*INSTRUCTIONS FOR THE TASK*
Reproduce all the lines below exactly and omit the images.

*RAW DATA*
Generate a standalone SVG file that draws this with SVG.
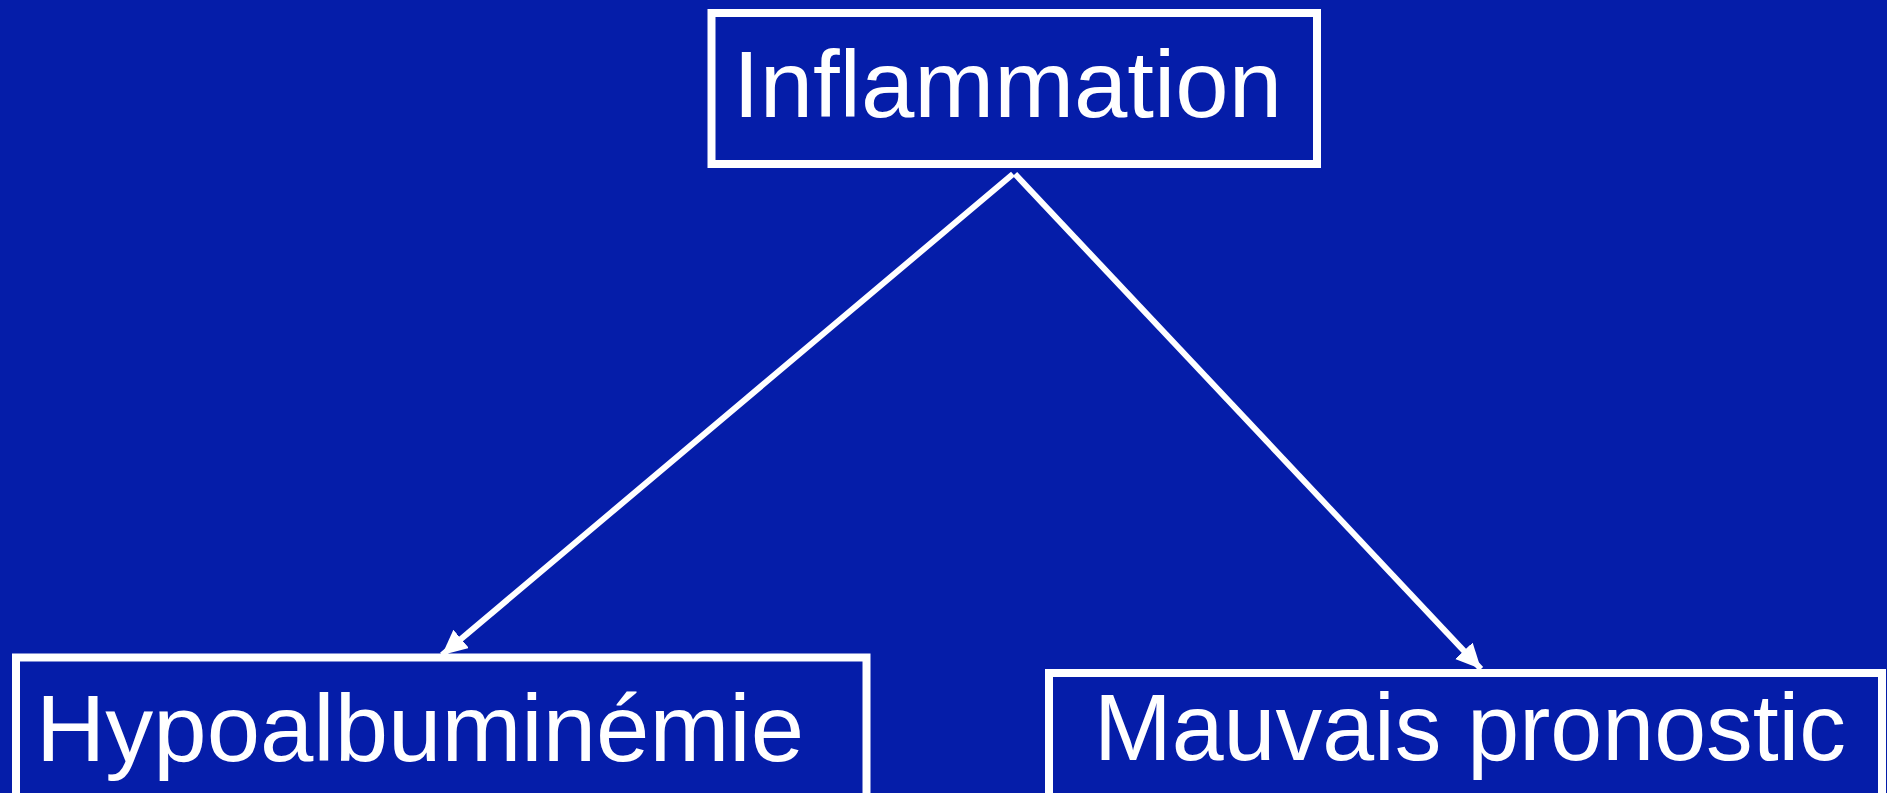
<svg xmlns="http://www.w3.org/2000/svg" width="1887" height="793" viewBox="0 0 1887 793">
  <style>
    .box { fill: none; stroke: #ffffff; stroke-width: 8; }
    .label { font-family: "Liberation Sans", Arial, sans-serif; font-size: 95px; fill: #ffffff; }
    .link { stroke: #ffffff; stroke-width: 6; fill: none; }
  </style>
  <defs>
    <marker id="arrow" markerUnits="userSpaceOnUse" markerWidth="28" markerHeight="26" refX="25" refY="12" orient="auto">
      <path d="M0,0 L25,12 L0,24 z" fill="#ffffff"/>
    </marker>
  </defs>
  <rect x="0" y="0" width="1887" height="793" fill="#051DA9"/>

  <g id="connectors">
    <line class="link" x1="1013" y1="174" x2="442" y2="655" marker-end="url(#arrow)"/>
    <line class="link" x1="1015" y1="174" x2="1481" y2="669" marker-end="url(#arrow)"/>
  </g>

  <g id="inflammation">
    <rect class="box" x="711.5" y="13" width="605.5" height="151"/>
    <text class="label" x="733" y="117" textLength="549" lengthAdjust="spacingAndGlyphs">Inflammation</text>
  </g>

  <g id="hypoalbuminemie">
    <rect class="box" x="16" y="657.5" width="850.5" height="150"/>
    <text class="label" x="36" y="761" textLength="768" lengthAdjust="spacingAndGlyphs">Hypoalbuminémie</text>
  </g>

  <g id="mauvais-pronostic">
    <rect class="box" x="1049" y="673" width="833" height="140"/>
    <text class="label" x="1094" y="760" textLength="752" lengthAdjust="spacingAndGlyphs">Mauvais pronostic</text>
  </g>
</svg>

*RESPONSE TO THIS TASK*
Generate a standalone SVG file that draws this with SVG.
<svg xmlns="http://www.w3.org/2000/svg" width="1887" height="793" viewBox="0 0 1887 793">
  <style>
    .box { fill: none; stroke: #ffffff; stroke-width: 8; }
    .label { font-family: "Liberation Sans", Arial, sans-serif; font-size: 95px; fill: #ffffff; }
    .link { stroke: #ffffff; stroke-width: 6; fill: none; }
  </style>
  <defs>
    <marker id="arrow" markerUnits="userSpaceOnUse" markerWidth="28" markerHeight="26" refX="25" refY="12" orient="auto">
      <path d="M0,0 L25,12 L0,24 z" fill="#ffffff"/>
    </marker>
  </defs>
  <rect x="0" y="0" width="1887" height="793" fill="#051DA9"/>

  <g id="connectors">
    <line class="link" x1="1013" y1="174" x2="442" y2="655" marker-end="url(#arrow)"/>
    <line class="link" x1="1015" y1="174" x2="1481" y2="669" marker-end="url(#arrow)"/>
  </g>

  <g id="inflammation">
    <rect class="box" x="711.5" y="13" width="605.5" height="151"/>
    <text class="label" x="733" y="117" textLength="549" lengthAdjust="spacingAndGlyphs">Inflammation</text>
  </g>

  <g id="hypoalbuminemie">
    <rect class="box" x="16" y="657.5" width="850.5" height="150"/>
    <text class="label" x="36" y="761" textLength="768" lengthAdjust="spacingAndGlyphs">Hypoalbuminémie</text>
  </g>

  <g id="mauvais-pronostic">
    <rect class="box" x="1049" y="673" width="833" height="140"/>
    <text class="label" x="1094" y="760" textLength="752" lengthAdjust="spacingAndGlyphs">Mauvais pronostic</text>
  </g>
</svg>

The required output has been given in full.